··· Records for processing ···
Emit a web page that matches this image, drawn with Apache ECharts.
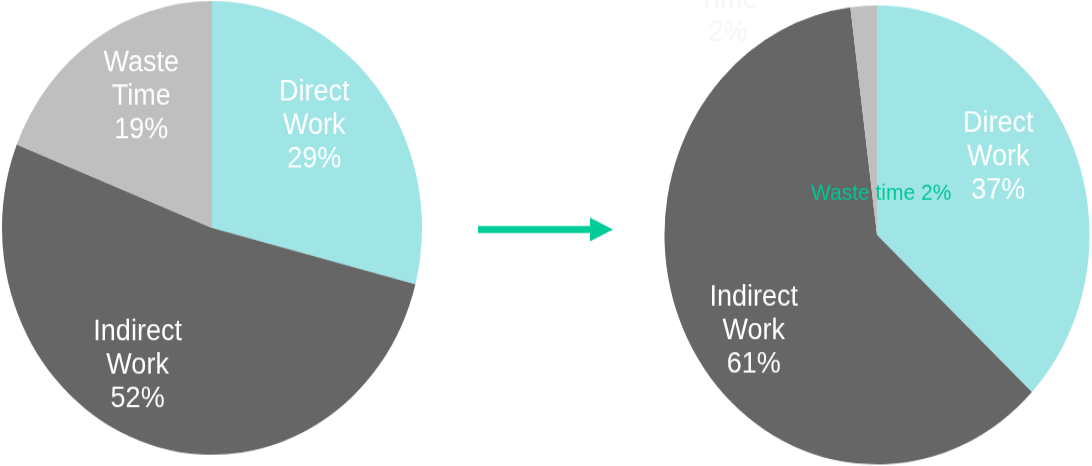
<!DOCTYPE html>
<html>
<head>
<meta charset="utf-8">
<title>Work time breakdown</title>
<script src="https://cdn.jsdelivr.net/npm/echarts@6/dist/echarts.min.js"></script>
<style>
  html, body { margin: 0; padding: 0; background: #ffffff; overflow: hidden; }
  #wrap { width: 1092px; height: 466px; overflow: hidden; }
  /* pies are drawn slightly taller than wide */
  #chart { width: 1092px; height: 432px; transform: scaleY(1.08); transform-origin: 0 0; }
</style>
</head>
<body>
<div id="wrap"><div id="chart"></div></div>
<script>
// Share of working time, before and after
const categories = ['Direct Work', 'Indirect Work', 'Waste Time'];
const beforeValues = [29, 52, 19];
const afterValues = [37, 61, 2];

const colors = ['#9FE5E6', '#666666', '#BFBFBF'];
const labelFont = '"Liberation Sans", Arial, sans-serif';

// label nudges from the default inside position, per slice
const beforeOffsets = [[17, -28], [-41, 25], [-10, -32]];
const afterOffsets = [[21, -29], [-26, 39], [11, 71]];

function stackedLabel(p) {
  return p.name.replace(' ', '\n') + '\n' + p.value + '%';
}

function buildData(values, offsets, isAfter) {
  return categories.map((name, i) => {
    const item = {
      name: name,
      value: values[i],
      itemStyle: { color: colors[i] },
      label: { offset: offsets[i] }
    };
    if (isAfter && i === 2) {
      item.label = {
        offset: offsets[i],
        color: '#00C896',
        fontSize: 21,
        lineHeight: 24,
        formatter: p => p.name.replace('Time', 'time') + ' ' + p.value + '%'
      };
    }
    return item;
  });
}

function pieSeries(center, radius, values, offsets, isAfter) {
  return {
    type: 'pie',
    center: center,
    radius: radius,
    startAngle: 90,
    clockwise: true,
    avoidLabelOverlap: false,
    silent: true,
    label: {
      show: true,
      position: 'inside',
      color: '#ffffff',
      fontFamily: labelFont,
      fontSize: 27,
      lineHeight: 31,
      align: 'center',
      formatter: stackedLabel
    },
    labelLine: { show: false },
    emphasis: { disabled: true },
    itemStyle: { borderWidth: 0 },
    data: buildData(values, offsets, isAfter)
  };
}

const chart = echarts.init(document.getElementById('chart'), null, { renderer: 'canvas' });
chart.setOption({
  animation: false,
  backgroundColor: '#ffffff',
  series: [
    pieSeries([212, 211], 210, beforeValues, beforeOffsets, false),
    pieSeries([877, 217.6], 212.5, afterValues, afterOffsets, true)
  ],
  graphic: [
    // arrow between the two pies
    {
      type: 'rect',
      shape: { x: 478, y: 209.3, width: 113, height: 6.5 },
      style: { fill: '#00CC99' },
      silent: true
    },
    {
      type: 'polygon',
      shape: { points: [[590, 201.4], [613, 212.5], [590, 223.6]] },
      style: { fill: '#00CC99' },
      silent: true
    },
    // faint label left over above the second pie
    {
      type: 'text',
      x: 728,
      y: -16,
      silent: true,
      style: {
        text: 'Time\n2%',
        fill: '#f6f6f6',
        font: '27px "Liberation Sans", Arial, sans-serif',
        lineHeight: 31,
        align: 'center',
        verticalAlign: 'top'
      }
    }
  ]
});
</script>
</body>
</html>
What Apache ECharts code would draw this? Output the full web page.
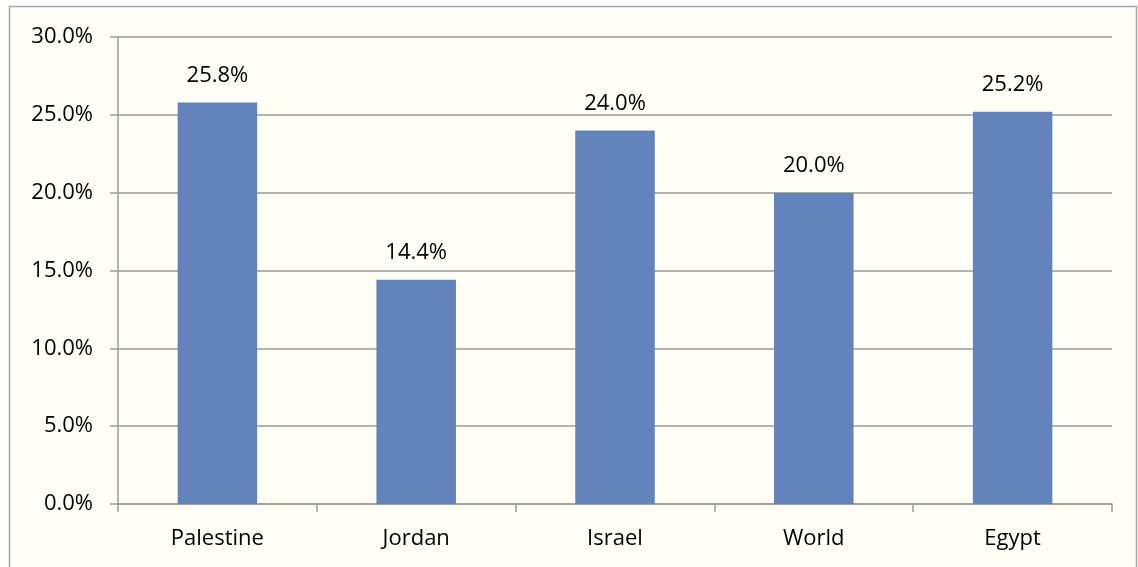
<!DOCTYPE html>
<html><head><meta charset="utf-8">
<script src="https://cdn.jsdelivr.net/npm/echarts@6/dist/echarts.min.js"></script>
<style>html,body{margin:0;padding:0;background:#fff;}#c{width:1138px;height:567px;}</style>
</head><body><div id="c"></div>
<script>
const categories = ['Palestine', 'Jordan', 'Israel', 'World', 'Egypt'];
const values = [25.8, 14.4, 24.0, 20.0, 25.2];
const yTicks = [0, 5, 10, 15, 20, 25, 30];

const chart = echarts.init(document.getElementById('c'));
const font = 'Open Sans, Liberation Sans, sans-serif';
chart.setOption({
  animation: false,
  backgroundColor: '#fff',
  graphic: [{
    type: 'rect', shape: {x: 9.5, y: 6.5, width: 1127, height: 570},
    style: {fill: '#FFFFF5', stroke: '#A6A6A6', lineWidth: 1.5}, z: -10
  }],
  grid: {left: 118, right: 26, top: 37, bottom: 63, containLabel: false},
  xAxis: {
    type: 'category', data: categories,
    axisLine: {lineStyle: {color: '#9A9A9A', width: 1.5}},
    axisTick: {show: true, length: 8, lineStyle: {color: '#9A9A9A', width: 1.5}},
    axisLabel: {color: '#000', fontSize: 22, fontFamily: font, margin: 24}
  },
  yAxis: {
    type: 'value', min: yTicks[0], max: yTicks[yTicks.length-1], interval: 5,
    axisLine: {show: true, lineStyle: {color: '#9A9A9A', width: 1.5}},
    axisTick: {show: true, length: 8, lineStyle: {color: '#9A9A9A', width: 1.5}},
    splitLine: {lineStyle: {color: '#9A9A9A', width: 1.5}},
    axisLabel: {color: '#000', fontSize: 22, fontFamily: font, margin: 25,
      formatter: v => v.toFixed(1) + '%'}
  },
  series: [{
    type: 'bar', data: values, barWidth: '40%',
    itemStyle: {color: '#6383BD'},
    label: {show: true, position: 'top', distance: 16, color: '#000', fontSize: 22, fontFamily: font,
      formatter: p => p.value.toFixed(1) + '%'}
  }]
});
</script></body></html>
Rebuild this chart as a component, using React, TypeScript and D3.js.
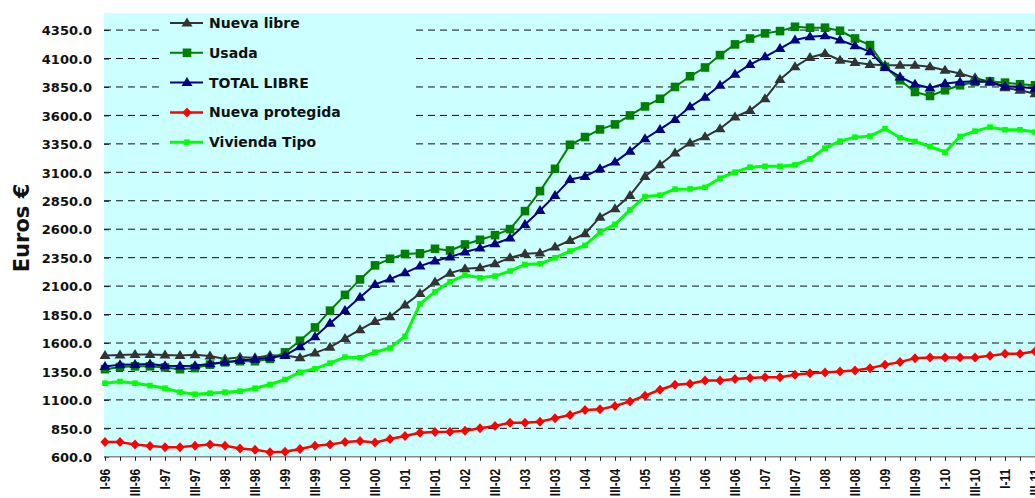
···
What is expected
Write the lines above out again exactly, without any of their pictures.

Task output
Emit a web page that matches this image, drawn with Apache ECharts.
<!DOCTYPE html>
<html>
<head>
<meta charset="utf-8">
<title>Work time breakdown</title>
<script src="https://cdn.jsdelivr.net/npm/echarts@6/dist/echarts.min.js"></script>
<style>
  html, body { margin: 0; padding: 0; background: #ffffff; overflow: hidden; }
  #wrap { width: 1092px; height: 466px; overflow: hidden; }
  /* pies are drawn slightly taller than wide */
  #chart { width: 1092px; height: 432px; transform: scaleY(1.08); transform-origin: 0 0; }
</style>
</head>
<body>
<div id="wrap"><div id="chart"></div></div>
<script>
// Share of working time, before and after
const categories = ['Direct Work', 'Indirect Work', 'Waste Time'];
const beforeValues = [29, 52, 19];
const afterValues = [37, 61, 2];

const colors = ['#9FE5E6', '#666666', '#BFBFBF'];
const labelFont = '"Liberation Sans", Arial, sans-serif';

// label nudges from the default inside position, per slice
const beforeOffsets = [[17, -28], [-41, 25], [-10, -32]];
const afterOffsets = [[21, -29], [-26, 39], [11, 71]];

function stackedLabel(p) {
  return p.name.replace(' ', '\n') + '\n' + p.value + '%';
}

function buildData(values, offsets, isAfter) {
  return categories.map((name, i) => {
    const item = {
      name: name,
      value: values[i],
      itemStyle: { color: colors[i] },
      label: { offset: offsets[i] }
    };
    if (isAfter && i === 2) {
      item.label = {
        offset: offsets[i],
        color: '#00C896',
        fontSize: 21,
        lineHeight: 24,
        formatter: p => p.name.replace('Time', 'time') + ' ' + p.value + '%'
      };
    }
    return item;
  });
}

function pieSeries(center, radius, values, offsets, isAfter) {
  return {
    type: 'pie',
    center: center,
    radius: radius,
    startAngle: 90,
    clockwise: true,
    avoidLabelOverlap: false,
    silent: true,
    label: {
      show: true,
      position: 'inside',
      color: '#ffffff',
      fontFamily: labelFont,
      fontSize: 27,
      lineHeight: 31,
      align: 'center',
      formatter: stackedLabel
    },
    labelLine: { show: false },
    emphasis: { disabled: true },
    itemStyle: { borderWidth: 0 },
    data: buildData(values, offsets, isAfter)
  };
}

const chart = echarts.init(document.getElementById('chart'), null, { renderer: 'canvas' });
chart.setOption({
  animation: false,
  backgroundColor: '#ffffff',
  series: [
    pieSeries([212, 211], 210, beforeValues, beforeOffsets, false),
    pieSeries([877, 217.6], 212.5, afterValues, afterOffsets, true)
  ],
  graphic: [
    // arrow between the two pies
    {
      type: 'rect',
      shape: { x: 478, y: 209.3, width: 113, height: 6.5 },
      style: { fill: '#00CC99' },
      silent: true
    },
    {
      type: 'polygon',
      shape: { points: [[590, 201.4], [613, 212.5], [590, 223.6]] },
      style: { fill: '#00CC99' },
      silent: true
    },
    // faint label left over above the second pie
    {
      type: 'text',
      x: 728,
      y: -16,
      silent: true,
      style: {
        text: 'Time\n2%',
        fill: '#f6f6f6',
        font: '27px "Liberation Sans", Arial, sans-serif',
        lineHeight: 31,
        align: 'center',
        verticalAlign: 'top'
      }
    }
  ]
});
</script>
</body>
</html>
What Apache ECharts code would draw this? Output the full web page.
<!DOCTYPE html>
<html><head><meta charset="utf-8">
<script src="https://cdn.jsdelivr.net/npm/echarts@6/dist/echarts.min.js"></script>
<style>html,body{margin:0;padding:0;background:#fff;}#c{width:1138px;height:567px;}</style>
</head><body><div id="c"></div>
<script>
const categories = ['Palestine', 'Jordan', 'Israel', 'World', 'Egypt'];
const values = [25.8, 14.4, 24.0, 20.0, 25.2];
const yTicks = [0, 5, 10, 15, 20, 25, 30];

const chart = echarts.init(document.getElementById('c'));
const font = 'Open Sans, Liberation Sans, sans-serif';
chart.setOption({
  animation: false,
  backgroundColor: '#fff',
  graphic: [{
    type: 'rect', shape: {x: 9.5, y: 6.5, width: 1127, height: 570},
    style: {fill: '#FFFFF5', stroke: '#A6A6A6', lineWidth: 1.5}, z: -10
  }],
  grid: {left: 118, right: 26, top: 37, bottom: 63, containLabel: false},
  xAxis: {
    type: 'category', data: categories,
    axisLine: {lineStyle: {color: '#9A9A9A', width: 1.5}},
    axisTick: {show: true, length: 8, lineStyle: {color: '#9A9A9A', width: 1.5}},
    axisLabel: {color: '#000', fontSize: 22, fontFamily: font, margin: 24}
  },
  yAxis: {
    type: 'value', min: yTicks[0], max: yTicks[yTicks.length-1], interval: 5,
    axisLine: {show: true, lineStyle: {color: '#9A9A9A', width: 1.5}},
    axisTick: {show: true, length: 8, lineStyle: {color: '#9A9A9A', width: 1.5}},
    splitLine: {lineStyle: {color: '#9A9A9A', width: 1.5}},
    axisLabel: {color: '#000', fontSize: 22, fontFamily: font, margin: 25,
      formatter: v => v.toFixed(1) + '%'}
  },
  series: [{
    type: 'bar', data: values, barWidth: '40%',
    itemStyle: {color: '#6383BD'},
    label: {show: true, position: 'top', distance: 16, color: '#000', fontSize: 22, fontFamily: font,
      formatter: p => p.value.toFixed(1) + '%'}
  }]
});
</script></body></html>
Rebuild this chart as a component, using React, TypeScript and D3.js.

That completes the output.